Dad was a good person. He could be gruff or impatient sometimes and could get hurt when criticized or whatever, but he was a very good hearted person. He had strong feelings about politics and society but he tried not to let someone's opposite views effect his friendships.

I miss him so much. I miss his silly sense of humor and our talks about family history and politics. I miss his excitement when we talked about jazz or history.

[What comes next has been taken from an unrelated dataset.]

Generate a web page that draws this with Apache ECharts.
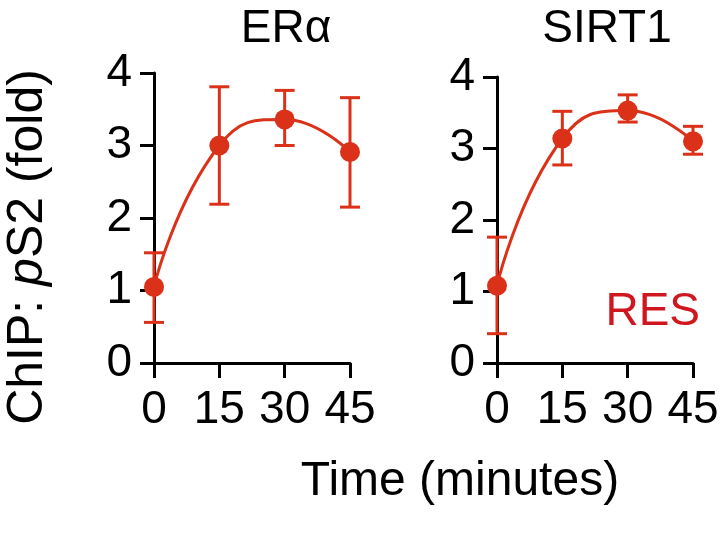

In his last day of life he joked with one of the male nurses who's head was shaved. "Did anyone tell you you look like Kojak?" I hope that I can be that cheerful to make jokes before I die.

Monday, January 4, 2010

The American Legion - Resolution

On January 4, 2010 Westwood Post 320 of The American Legion presented a framed Resolution to George's widow Janet C. Borgman in honor of George.

The Resolution stated thus:

"Whereas, It has pleased Almighty God, The Great Commander, to summon to the immortal legions our beloved comrade, George Borgman, and Whereas, We humbly bow to the will of Divine Providence, while ever cherishing in our hearts the memory of distinguished service to our country and outstanding contributions to American Legion comradship; now, therefore, be it Resolved, That Westwood Post No. 320, The American Legion does mourn the passing of our comrade, George Borgman, that we commend to all the works, and to God the spirit; and be it further Resolved, That in token of our common grief, a copy of this resolution transferring George Borgman to Post Everlasting, The American Legion, be presented to the next of kin."

Dick Paster (pictured above), after a nice meal, gave Janet the framed Resolution.